──────── Records for this task
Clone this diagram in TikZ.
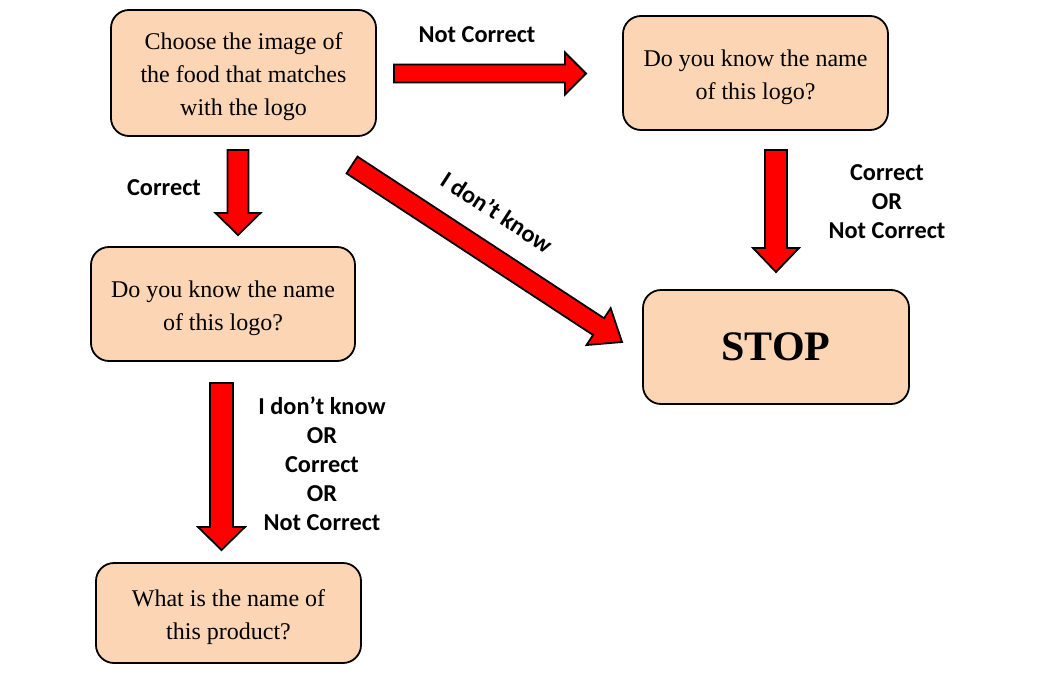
\documentclass[tikz,border=0pt]{standalone}
\usepackage{fontspec}
\setmainfont{Liberation Serif}
\newfontfamily\labfont{Carlito}
\usetikzlibrary{calc}
\definecolor{peach}{RGB}{252,213,180}
\tikzset{
 box/.style={draw=black, line width=1.8pt, fill=peach, rounded corners=18pt, inner sep=0pt},
 boxtext/.style={align=center, inner sep=0pt, font=\fontsize{24}{33}\selectfont},
 lab/.style={font=\labfont\bfseries\fontsize{24.3}{29}\selectfont, align=center, inner sep=0pt},
 barrow/.style={draw=black, line width=1.8pt, fill=red, line join=miter},
}
\newcommand\blockarrow[5]{%
 \coordinate (#1-#2-h) at ($(#2)!#5!(#1)$);
 \draw[barrow] ($(#1)!#3!90:(#2)$) -- ($(#1-#2-h)!#3!-90:(#1)$) -- ($(#1-#2-h)!#4!-90:(#1)$) -- (#2) -- ($(#1-#2-h)!#4!90:(#1)$) -- ($(#1-#2-h)!#3!90:(#1)$) -- ($(#1)!#3!-90:(#2)$) -- cycle;}
\begin{document}
\begin{tikzpicture}[x=1pt,y=-1pt]
\useasboundingbox (0,0) rectangle (1046,685);
% boxes
\node[box, minimum width=265pt, minimum height=126pt] (choose) at (243.5,73) {};
\node[boxtext] (choose-t) at ($(choose.center)+(0,4)$) {Choose the image of\\the food that matches\\with the logo};
\node[box, minimum width=265pt, minimum height=114pt] (know2) at (755.5,73) {};
\node[boxtext] (know2-t) at ($(know2.center)+(0,4)$) {Do you know the name\\of this logo?};
\node[box, minimum width=264pt, minimum height=114pt] (know1) at (223,304) {};
\node[boxtext] (know1-t) at ($(know1.center)+(0,4)$) {Do you know the name\\of this logo?};
\node[box, minimum width=266pt, minimum height=114pt, font=\fontsize{42}{42}\selectfont\bfseries] (stop) at (776,347) {STOP};
\node[box, minimum width=265pt, minimum height=100pt] (product) at (228.5,613) {};
\node[boxtext] (product-t) at ($(product.center)+(0,4)$) {What is the name of\\this product?};
% arrow end points
\coordinate (a1) at (394,73.5);
\coordinate (a2) at (586,73.5);
\coordinate (b1) at (238,150);
\coordinate (b2) at (238,235);
\coordinate (c1) at (352,165);
\coordinate (c2) at (622,342);
\coordinate (d1) at (776,150);
\coordinate (d2) at (776,272);
\coordinate (e1) at (221.5,383);
\coordinate (e2) at (221.5,550);
\blockarrow{a1}{a2}{9pt}{21pt}{21pt}
\blockarrow{b1}{b2}{10.5pt}{22.5pt}{22pt}
\blockarrow{c1}{c2}{10pt}{22pt}{28pt}
\blockarrow{d1}{d2}{11pt}{23pt}{24pt}
\blockarrow{e1}{e2}{11.5pt}{23.5pt}{23pt}
% labels
\node[lab] (lnc) at (477,35) {Not Correct};
\node[lab] (lc) at (164,188) {Correct};
\node[lab, rotate=-33] (lidk) at (497,212) {I don’t know};
\node[lab] (lcor) at (887,202) {Correct\\OR\\Not Correct};
\node[lab] (lall) at (322,464) {I don’t know\\OR\\Correct\\OR\\Not Correct};
\end{tikzpicture}
\end{document}
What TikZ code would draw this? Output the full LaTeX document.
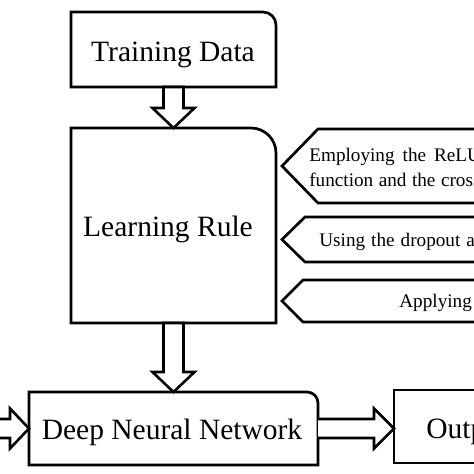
\documentclass[tikz,border=0pt]{standalone}
\usepackage{fontspec}
\setmainfont{Liberation Serif}
\usetikzlibrary{calc}
\begin{document}
\begin{tikzpicture}[x=1pt,y=-1pt,line width=2.7pt,line join=miter,
  boxnode/.style={inner sep=0pt,outer sep=0pt,draw=none},
  bigtext/.style={inner sep=0pt,anchor=base,font=\fontsize{29.5pt}{34pt}\selectfont},
  smalltext/.style={inner sep=0pt,anchor=base west,font=\fontsize{19.2pt}{25pt}\selectfont},
  hollow/.style={draw=black,fill=white,line width=2.6pt},
  outline/.style={draw=black,line width=2.7pt}]
\useasboundingbox (0,0) rectangle (474,474);
\fill[white] (0,0) rectangle (474,474);
\clip (0,0) rectangle (474,474);

% boxes
\node[boxnode,minimum width=205pt,minimum height=75pt] (td) at (173.5,49.5) {};
\node[boxnode,minimum width=205pt,minimum height=195pt] (lr) at (173.5,225.5) {};
\node[boxnode,minimum width=289pt,minimum height=73pt] (dnn) at (173.5,428.5) {};
\node[boxnode,minimum width=306pt,minimum height=73pt] (out) at (547,426.5) {};
\coordinate (inleft) at (-20,428.5);

\draw[outline] (td.south west) -- (td.north west) -- ([xshift=-13pt]td.north east)
  arc[start angle=90,end angle=0,radius=13pt] -- (td.south east) -- cycle;
\draw[outline] (lr.south west) -- (lr.north west) -- ([xshift=-25pt]lr.north east)
  arc[start angle=90,end angle=0,radius=25pt] -- (lr.south east) -- cycle;
\draw[outline] (dnn.south west) -- (dnn.north west) -- ([xshift=-11pt]dnn.north east)
  arc[start angle=90,end angle=0,radius=11pt] -- (dnn.south east) -- cycle;
\draw[outline] (out.south west) rectangle (out.north east);

\node[bigtext] (tdt) at (173,61) {Training Data};
\node[bigtext] (lrt) at (168,236.5) {Learning Rule};
\node[bigtext] (dnnt) at (172,439) {Deep Neural Network};
\node[bigtext,anchor=base west] (outt) at (425,438.5) {Output};

% hollow arrows
\draw[hollow] ($(td.south)+(-10,0)$) -- ($(td.south)+(10,0)$) -- ($(lr.north)+(10,-20)$)
  -- ($(lr.north)+(21,-20)$) -- (lr.north) -- ($(lr.north)+(-21,-20)$)
  -- ($(lr.north)+(-10,-20)$) -- cycle;
\draw[hollow] ($(lr.south)+(-10,0)$) -- ($(lr.south)+(10,0)$) -- ($(dnn.north)+(10,-20)$)
  -- ($(dnn.north)+(21,-20)$) -- (dnn.north) -- ($(dnn.north)+(-21,-20)$)
  -- ($(dnn.north)+(-10,-20)$) -- cycle;
\coordinate (otip) at (dnn.east -| out.west);
\draw[hollow] ($(dnn.east)+(0,-9.5)$) -- ($(otip)+(-20,-9.5)$) -- ($(otip)+(-20,-20)$)
  -- (otip) -- ($(otip)+(-20,20)$) -- ($(otip)+(-20,9.5)$)
  -- ($(dnn.east)+(0,9.5)$);
\draw[hollow] ($(inleft)+(0,-9.5)$) -- ($(dnn.west)+(-19,-9.5)$) -- ($(dnn.west)+(-19,-20)$)
  -- (dnn.west) -- ($(dnn.west)+(-19,20)$) -- ($(dnn.west)+(-19,9.5)$)
  -- ($(inleft)+(0,9.5)$);

% side pentagons
\draw[outline] (700,129) -- (318,129) -- (282,166) -- (318,203) -- (700,203);
\draw[outline] (700,217) -- (305,217) -- (282,239.5) -- (305,262) -- (700,262);
\draw[outline] (700,280) -- (303,280) -- (282,301) -- (303,322) -- (700,322);

\node[smalltext] (s1a) at (308,161.7) {\spaceskip=8pt Employing the ReLU};
\node[smalltext] (s1b) at (308,186.5) {\spaceskip=5.5pt function and the cross};
\node[smalltext] (s2) at (318,246) {\spaceskip=6pt Using the dropout a};
\node[smalltext] (s3) at (398,307.7) {Applying};
\end{tikzpicture}
\end{document}
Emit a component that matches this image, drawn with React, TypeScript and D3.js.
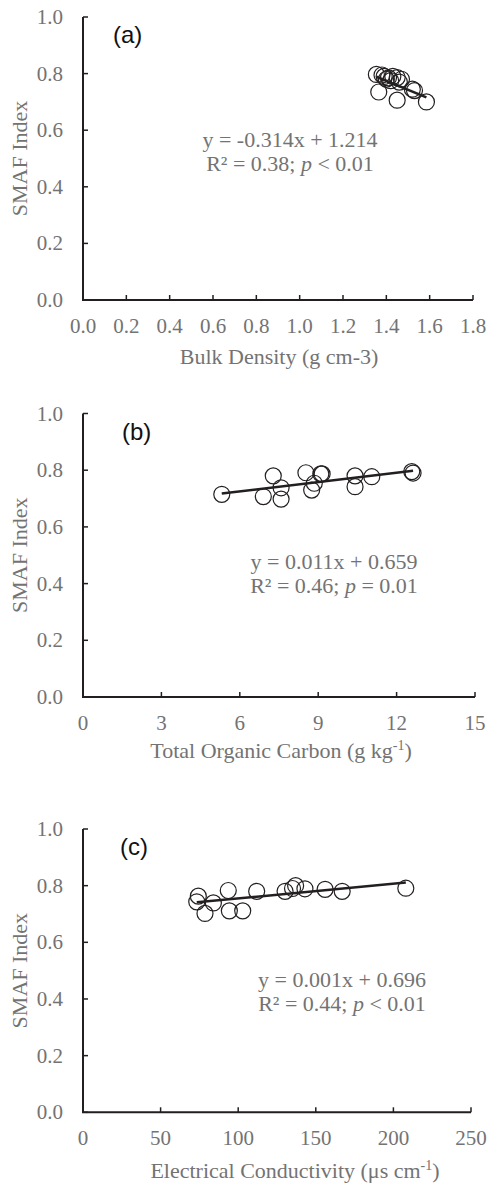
import * as d3 from "d3";
import React from "react";

// y axis is shared by all three panels
const yTicks = [0, 0.2, 0.4, 0.6, 0.8, 1.0];

// (a) bulk density vs SMAF
const bulkDensity = [1.354, 1.365, 1.38, 1.39, 1.4, 1.41, 1.42, 1.43, 1.45, 1.46, 1.47, 1.45, 1.52, 1.53, 1.585];
const smafA = [0.797, 0.735, 0.795, 0.79, 0.78, 0.785, 0.775, 0.79, 0.786, 0.77, 0.78, 0.706, 0.745, 0.74, 0.7];
const xTicksA = [0, 0.2, 0.4, 0.6, 0.8, 1.0, 1.2, 1.4, 1.6, 1.8];

// (b) total organic carbon vs SMAF
const organicCarbon = [5.31, 7.28, 7.58, 6.9, 7.58, 8.53, 8.85, 8.75, 9.1, 9.15, 10.41, 10.41, 11.05, 12.58, 12.63];
const smafB = [0.715, 0.78, 0.738, 0.707, 0.698, 0.791, 0.754, 0.73, 0.787, 0.787, 0.78, 0.742, 0.777, 0.795, 0.79];
const xTicksB = [0, 3, 6, 9, 12, 15];

// (c) electrical conductivity vs SMAF
const conductivity = [74.3, 73.3, 78.6, 84, 94.3, 102.9, 93.6, 111.9, 130.2, 135, 137, 143, 156, 167, 208];
const smafC = [0.763, 0.743, 0.702, 0.739, 0.711, 0.711, 0.783, 0.78, 0.78, 0.79, 0.8, 0.789, 0.787, 0.78, 0.791];
const xTicksC = [0, 50, 100, 150, 200, 250];

// trend lines [slope, intercept]
const fitA = [-0.314, 1.214];
const fitB = [0.011, 0.659];
const fitC = [0.00052, 0.703];

const grey = "#737373";
const ink = "#231f20";
const serif = "'Liberation Serif', 'Times New Roman', serif";

const panels = [
  {
    tag: "(a)", xs: bulkDensity, ys: smafA, ticks: xTicksA, fmt: ".1f", fit: fitA,
    top: 17, bottom: 300, left: 83, right: 473, tagX: 113, titleX: 279, titleDy: 64, eqX: 290, eqY: 147,
    eq: "y = -0.314x + 1.214", r2: "R² = 0.38; ", pv: " < 0.01",
    title: ["Bulk Density (g cm-3)", null],
  },
  {
    tag: "(b)", xs: organicCarbon, ys: smafB, ticks: xTicksB, fmt: "d", fit: fitB,
    top: 413.5, bottom: 697, left: 83, right: 475, tagX: 122, titleX: 281, titleDy: 61, eqX: 334, eqY: 569,
    eq: "y = 0.011x + 0.659", r2: "R² = 0.46; ", pv: " = 0.01",
    title: ["Total Organic Carbon (g kg", "-1"],
  },
  {
    tag: "(c)", xs: conductivity, ys: smafC, ticks: xTicksC, fmt: "d", fit: fitC,
    top: 829, bottom: 1112.3, left: 83, right: 471, tagX: 120, titleX: 295, titleDy: 66, eqX: 342, eqY: 987,
    eq: "y = 0.001x + 0.696", r2: "R² = 0.44; ", pv: " < 0.01",
    title: ["Electrical Conductivity (μs cm", "-1"],
  },
];

const Panel = ({ p }: { p: any }) => {
  const x = d3.scaleLinear().domain([0, p.ticks[p.ticks.length - 1]]).range([p.left, p.right]);
  const y = d3.scaleLinear().domain([0, 1]).range([p.bottom, p.top]);
  const fmt = d3.format(p.fmt);
  const [x0, x1] = d3.extent(p.xs as number[]) as [number, number];
  const line = d3.line<number>().x((d) => x(d)).y((d) => y(p.fit[0] * d + p.fit[1]));

  return (
    <g>
      {/* y label */}
      <text
        transform={`translate(19,${(p.top + p.bottom) / 2}) rotate(-90)`}
        textAnchor="middle"
        dominantBaseline="central"
        fontFamily={serif}
        fontSize={22}
        fill={grey}
      >
        SMAF Index
      </text>

      {yTicks.map((t) => (
        <g key={"y" + t}>
          <line x1={p.left} x2={p.left + 5} y1={y(t)} y2={y(t)} stroke={ink} strokeWidth={1.5} />
          <text x={63} y={y(t)} textAnchor="end" dominantBaseline="central" fontFamily={serif} fontSize={21} fill={grey}>
            {d3.format(".1f")(t)}
          </text>
        </g>
      ))}

      {p.ticks.map((t: number) => (
        <g key={"x" + t}>
          <line x1={x(t)} x2={x(t)} y1={p.bottom} y2={p.bottom - 5} stroke={ink} strokeWidth={1.5} />
          <text x={x(t)} y={p.bottom + 33} textAnchor="middle" fontFamily={serif} fontSize={21} fill={grey}>
            {fmt(t)}
          </text>
        </g>
      ))}

      <path
        d={`M${p.left},${p.top}V${p.bottom}H${p.right}`}
        fill="none"
        stroke={ink}
        strokeWidth={2}
      />

      <text x={p.titleX} y={p.bottom + p.titleDy} textAnchor="middle" fontFamily={serif} fontSize={22} fill={grey}>
        {p.title[0]}
        {p.title[1] && (
          <>
            <tspan dy={-8} fontSize={14}>{p.title[1]}</tspan>
            <tspan dy={8}>)</tspan>
          </>
        )}
      </text>

      <text x={p.tagX} y={p.top + 26} fontFamily="'Liberation Sans', Arial, sans-serif" fontSize={24} fill="#111">
        {p.tag}
      </text>

      {p.xs.map((v: number, i: number) => (
        <circle key={i} cx={x(v)} cy={y(p.ys[i])} r={8} fill="none" stroke={ink} strokeWidth={1.2} />
      ))}

      <path d={line([x0, x1]) || ""} fill="none" stroke={ink} strokeWidth={2.5} />

      <text x={p.eqX} y={p.eqY} textAnchor="middle" fontFamily={serif} fontSize={22} fill={grey}>
        {p.eq}
      </text>
      <text x={p.eqX} y={p.eqY + 24} textAnchor="middle" fontFamily={serif} fontSize={22} fill={grey}>
        {p.r2}
        <tspan fontStyle="italic">p</tspan>
        {p.pv}
      </text>
    </g>
  );
};

export default function App() {
  return (
    <svg width={490} height={1185} style={{ position: "absolute", left: 0, top: 0, background: "#fff" }}>
      {panels.map((p) => (
        <Panel key={p.tag} p={p} />
      ))}
    </svg>
  );
}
────────────────
Without the pictures, give again only the lines beginning at the line that contains "Emit a component" and stopping after the line that contains "const yTicks = [0, 0.2, 0.4, 0.6, 0.8, 1.0];", exactly as written.

Task result:
Emit a component that matches this image, drawn with React, TypeScript and D3.js.
import * as d3 from "d3";
import React from "react";

// y axis is shared by all three panels
const yTicks = [0, 0.2, 0.4, 0.6, 0.8, 1.0];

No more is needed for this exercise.